Task statement - Tally the lines holding the word "chart" and state the count by itself.

--- begin Data to use ---

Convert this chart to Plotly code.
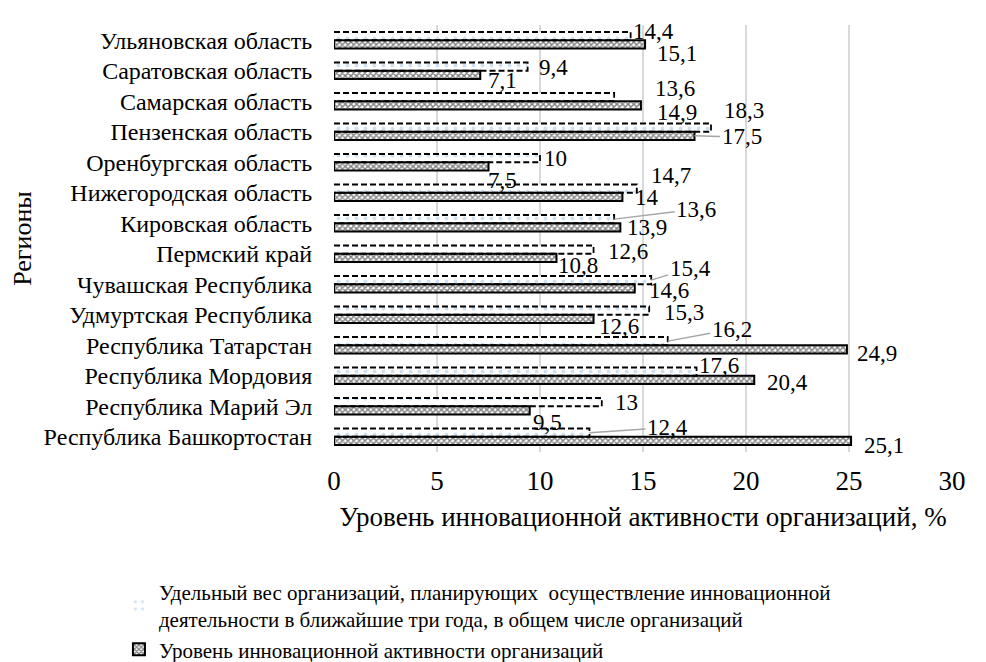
import plotly.graph_objects as go

# Data (top to bottom as in the chart)
regions = [
    "Ульяновская область", "Саратовская область", "Самарская область",
    "Пензенская область", "Оренбургская область", "Нижегородская область",
    "Кировская область", "Пермский край", "Чувашская Республика",
    "Удмуртская Республика", "Республика Татарстан", "Республика Мордовия",
    "Республика Марий Эл", "Республика Башкортостан",
]
planning = [14.4, 9.4, 13.6, 18.3, 10, 14.7, 13.6, 12.6, 15.4, 15.3, 16.2, 17.6, 13, 12.4]
activity = [15.1, 7.1, 14.9, 17.5, 7.5, 14, 13.9, 10.8, 14.6, 12.6, 24.9, 20.4, 9.5, 25.1]
x_ticks = [0, 5, 10, 15, 20, 25, 30]

name_planning = ("Удельный вес организаций, планирующих  осуществление инновационной<br>"
                 "деятельности в ближайшие три года, в общем числе организаций")
name_activity = "Уровень инновационной активности организаций"

# Style: label offsets (pixels) relative to bar end / bar centre, and leader flags
lab_plan_dx = [23, 26, 61, 33, 15, 34, 82, 34, 39, 35, 64, 22, 25, 78]
lab_plan_dy = [-5, 1, -9, -17, 0, -13, -10, 2, -12, 2, -12, -6, 0, -5]
lab_plan_leader = [0, 0, 0, 0, 0, 0, 1, 0, 1, 0, 1, 0, 0, 1]
lab_act_dx = [32, 22, 36, 47, 14, 25, 27, 22, 34, 25, 30, 33, 18, 33]
lab_act_dy = [9, 6, 7, 1, 14, 1, 0, 8, 2, 8, 4, 3, 12, 5]
lab_act_leader = [0, 0, 0, 1, 0, 0, 0, 0, 0, 0, 0, 0, 0, 0]

SERIF = "Liberation Serif"
BW = 0.27  # bar thickness in category units

n = len(regions)
ypos = [n - 1 - i for i in range(n)]  # top item gets highest position

fig = go.Figure()

fig.add_trace(go.Bar(
    y=ypos, x=planning, orientation="h", width=BW, offset=0,
    name=name_planning, legendgroup="a",
    marker=dict(color="white", line=dict(width=0),
                pattern=dict(shape=".", fgcolor="#9dc3e6", bgcolor="white", size=9, solidity=0.15)),
    hoverinfo="x",
))
fig.add_trace(go.Bar(
    y=ypos, x=activity, orientation="h", width=BW, offset=-BW,
    name=name_activity, legendgroup="b",
    marker=dict(color="white", line=dict(color="black", width=2),
                pattern=dict(shape="x", fgcolor="black", bgcolor="white", size=4, solidity=0.6)),
    hoverinfo="x",
))

# dashed outline of the planning bars, derived from the data
ox, oy = [], []
for y, v in zip(ypos, planning):
    ox += [0, v, v, 0, None]
    oy += [y + BW, y + BW, y, y, None]
fig.add_trace(go.Scatter(
    x=ox, y=oy, mode="lines", showlegend=False, hoverinfo="skip",
    line=dict(color="black", width=1.8, dash="6px,3px"),
))

annotations = []
for i in range(n):
    for vals, dxs, dys, leads, yoff in (
        (planning, lab_plan_dx, lab_plan_dy, lab_plan_leader, BW / 2),
        (activity, lab_act_dx, lab_act_dy, lab_act_leader, -BW / 2),
    ):
        v = vals[i]
        annotations.append(dict(
            x=v, y=ypos[i] + yoff, xref="x", yref="y",
            text=f"{v:g}".replace(".", ","),
            showarrow=True, arrowhead=0, arrowwidth=1.5, standoff=0,
            arrowcolor="#a6a6a6" if leads[i] else "rgba(0,0,0,0)",
            ax=dxs[i], ay=dys[i],
            font=dict(family=SERIF, size=23, color="black"),
        ))

# the page adds an 8px body margin, so the figure is 8px smaller than the window
fig.update_layout(
    width=978, height=654,
    margin=dict(l=326, r=34, t=17, b=210, autoexpand=False),
    paper_bgcolor="white", plot_bgcolor="white",
    barmode="overlay",
    font=dict(family=SERIF, color="black"),
    annotations=annotations,
    showlegend=True,
    legend=dict(
        x=-0.348, y=-0.28,
        xanchor="left", yanchor="top",
        font=dict(family=SERIF, size=21, color="black"),
        tracegroupgap=0, traceorder="normal",
        bgcolor="rgba(0,0,0,0)",
    ),
    xaxis=dict(
        range=[0, 30], tickvals=x_ticks, ticktext=[str(t) for t in x_ticks],
        showgrid=True, gridcolor="#d9d9d9", gridwidth=1.5,
        zeroline=False, showline=False,
        ticks="outside", ticklen=5, tickcolor="rgba(0,0,0,0)",
        tickfont=dict(family=SERIF, size=27),
        automargin=False,
        title=dict(text="Уровень инновационной активности организаций, %",
                   font=dict(family=SERIF, size=27), standoff=11),
    ),
    yaxis=dict(
        range=[-0.5, n - 0.5], tickvals=ypos, ticktext=regions,
        showgrid=False, zeroline=False, showline=False,
        ticks="outside", ticklen=16, tickcolor="rgba(0,0,0,0)",
        tickfont=dict(family=SERIF, size=24),
        automargin=False,
        title=dict(text="Регионы", font=dict(family=SERIF, size=26), standoff=6),
    ),
)

fig.write_html("out.html")
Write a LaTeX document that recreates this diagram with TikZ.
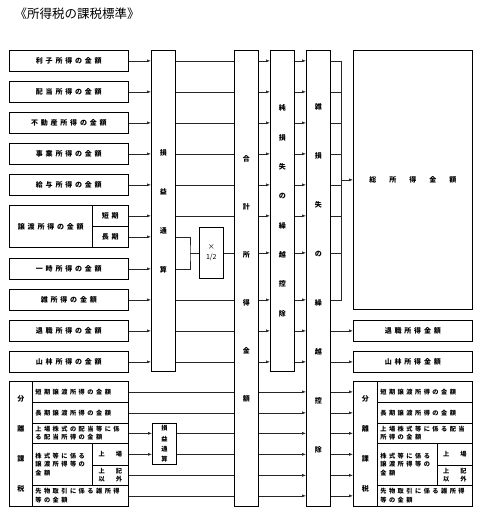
\documentclass[tikz,border=0pt]{standalone}
\usepackage{fontspec}
\setmainfont{Noto Sans CJK JP}
\usetikzlibrary{arrows.meta}
\newcommand{\spread}{\bfseries\addfontfeature{LetterSpace=40}}

\begin{document}
\begin{tikzpicture}[x=1pt,y=-1pt,>={Latex[length=4pt,width=3pt]},
	box/.style={draw,line width=0.7pt,inner sep=0pt,anchor=north west,
		font=\fontsize{7}{8}\selectfont\spread},
	cell/.style={box,align=left,inner xsep=3pt,
		font=\fontsize{6.2}{8.5}\selectfont\spread},
	col/.style={box,minimum width=24pt,align=center},
	link/.style={line width=0.6pt,black!85}]

	\useasboundingbox (0,0) rectangle (481,512);
	\node[anchor=west,font=\fontsize{12.5}{14}\selectfont] (title) at (11,14) {《所得税の課税標準》};

	% The income boxes
	\foreach \nm/\yy/\txt in {rishi/50/利子所得の金額,haito/81/配当所得の金額,
		fudo/112/不動産所得の金額,jigyo/143/事業所得の金額,kyuyo/174/給与所得の金額,
		ichiji/258/一時所得の金額,zatsu/289/雑所得の金額,taisho/320/退職所得の金額,
		sanrin/351/山林所得の金額}
		\node[box,minimum width=119pt,minimum height=21pt] (\nm) at (9,\yy) {\txt};
	\node[box,minimum width=83pt,minimum height=42pt] (joto) at (9,205) {譲渡所得の金額};
	\node[box,minimum width=36pt,minimum height=21pt] (tanki) at (92,205) {短期};
	\node[box,minimum width=36pt,minimum height=21pt] (choki) at (92,226) {長期};

	% The columns
	\node[col,minimum height=321pt,font=\fontsize{7}{39}\selectfont\bfseries] (son1) at (151,50) {損\\益\\通\\算};
	\node[col,minimum height=51pt,font=\fontsize{7}{10}\selectfont] (half) at (199,227) {×\\1/2};
	\node[col,minimum height=456pt,font=\fontsize{7}{48}\selectfont\bfseries] (gokei) at (234,50) {合\\計\\所\\得\\金\\額};
	\node[col,minimum height=321pt,font=\fontsize{7}{29.3}\selectfont\bfseries] (junson) at (270,50) {純\\損\\失\\の\\繰\\越\\控\\除};
	\node[col,minimum height=456pt,font=\fontsize{7}{49}\selectfont\bfseries] (zasson) at (306,50) {雑\\損\\失\\の\\繰\\越\\控\\除};
	\node[col,minimum height=41pt,font=\fontsize{6.2}{10.3}\selectfont\bfseries] (son2) at (152,423) {損\\益\\通\\算};

	% The results
	\node[box,minimum width=119pt,minimum height=259pt,font=\fontsize{7}{8}\selectfont\bfseries] (sou) at (353,50)
		{総\hspace{13pt}所\hspace{13pt}得\hspace{13pt}金\hspace{13pt}額};
	\node[box,minimum width=119pt,minimum height=21pt] (rtai) at (353,320) {退職所得金額};
	\node[box,minimum width=119pt,minimum height=21pt] (rsan) at (353,351) {山林所得金額};

	% Separate taxation, left
	\node[box,minimum width=23pt,minimum height=125pt,align=center,font=\fontsize{7}{29.7}\selectfont\bfseries] (lbunri) at (9,381) {分\\離\\課\\税};
	\node[cell,text width=90pt,minimum height=21pt] (lr1) at (32,381) {短期譲渡所得の金額};
	\node[cell,text width=90pt,minimum height=21pt] (lr2) at (32,402) {長期譲渡所得の金額};
	\node[cell,text width=90pt,minimum height=20pt] (lr3) at (32,423) {上場株式の配当等に係\\る配当所得の金額};
	\node[cell,text width=54pt,minimum height=42pt] (lkabu) at (32,443) {株式等に係る\\譲渡所得等の\\金額};
	\node[cell,text width=30pt,minimum height=22pt,align=center] (ljojo) at (92,443) {上　場};
	\node[cell,text width=30pt,minimum height=20pt,align=center] (ligai) at (92,465) {上　記\\以　外};
	\node[cell,text width=90pt,minimum height=21pt] (lr6) at (32,485) {先物取引に係る雑所得\\等の金額};

	% Separate taxation, right
	\node[box,minimum width=24pt,minimum height=125pt,align=center,font=\fontsize{7}{29.7}\selectfont\bfseries] (rbunri) at (353,381) {分\\離\\課\\税};
	\node[cell,text width=89pt,minimum height=21pt] (rr1) at (377,381) {短期譲渡所得の金額};
	\node[cell,text width=89pt,minimum height=21pt] (rr2) at (377,402) {長期譲渡所得の金額};
	\node[cell,text width=89pt,minimum height=20pt] (rr3) at (377,423) {上場株式等に係る配当\\所得の金額};
	\node[cell,text width=54pt,minimum height=42pt] (rkabu) at (377,443) {株式等に係る\\譲渡所得等の\\金額};
	\node[cell,text width=29pt,minimum height=22pt,align=center] (rjojo) at (437,443) {上　場};
	\node[cell,text width=29pt,minimum height=20pt,align=center] (rigai) at (437,465) {上　記\\以　外};
	\node[cell,text width=89pt,minimum height=21pt] (rr6) at (377,485) {先物取引に係る雑所得\\等の金額};

	% Into the first column
	\foreach \nm in {rishi,haito,fudo,jigyo,kyuyo,tanki,choki,ichiji,zatsu,taisho,sanrin}
		\draw[link,->] (\nm.east) -- (\nm.east -| son1.west);

	% On to the total
	\foreach \nm in {rishi,haito,fudo,jigyo,kyuyo,tanki,zatsu,taisho,sanrin}
		\draw[link] (\nm.east -| son1.east) -- (\nm.east -| gokei.west);
	\coordinate (brk) at ([xshift=-9pt]half.west);
	\draw[link] (choki.east -| son1.east) -| (brk) |- (ichiji.east -| son1.east);
	\draw[link] (brk) -- (half.west);
	\draw[link] (half.east) -- (half.east -| gokei.west);

	% Through the carry-forward columns
	\foreach \nm in {rishi,haito,fudo,jigyo,kyuyo,tanki,half,zatsu,taisho,sanrin}
	{
		\draw[link,->] (\nm.east -| gokei.east) -- (\nm.east -| junson.west);
		\draw[link,->] (\nm.east -| junson.east) -- (\nm.east -| zasson.west);
	}

	% The bus
	\coordinate (bus) at ([xshift=11pt]zasson.east);
	\foreach \nm in {rishi,haito,fudo,jigyo,kyuyo,tanki,half,zatsu}
		\draw[link] (\nm.east -| zasson.east) -- (\nm.east -| bus);
	\draw[link] (rishi.east -| bus) -- (zatsu.east -| bus);
	\draw[link,->] (sou.west -| bus) -- (sou.west);
	\draw[link,->] (taisho.east -| zasson.east) -- (rtai.west);
	\draw[link,->] (sanrin.east -| zasson.east) -- (rsan.west);

	% Separate taxation rows
	\foreach \nm in {lr1,lr2,ligai,lr6}
		\draw[link] (\nm.east) -- (\nm.east -| gokei.west);
	\foreach \nm in {lr3,ljojo}
	{
		\draw[link,->] (\nm.east) -- (\nm.east -| son2.west);
		\draw[link] (\nm.east -| son2.east) -- (\nm.east -| gokei.west);
	}
	\foreach \nm in {lr1,lr2,lr3,ljojo,ligai,lr6}
	{
		\draw[link,->] (\nm.east -| gokei.east) -- (\nm.east -| zasson.west);
		\draw[link,->] (\nm.east -| zasson.east) -- (\nm.east -| rbunri.west);
	}

\end{tikzpicture}
\end{document}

--- end Data to use ---

Worked solution - 2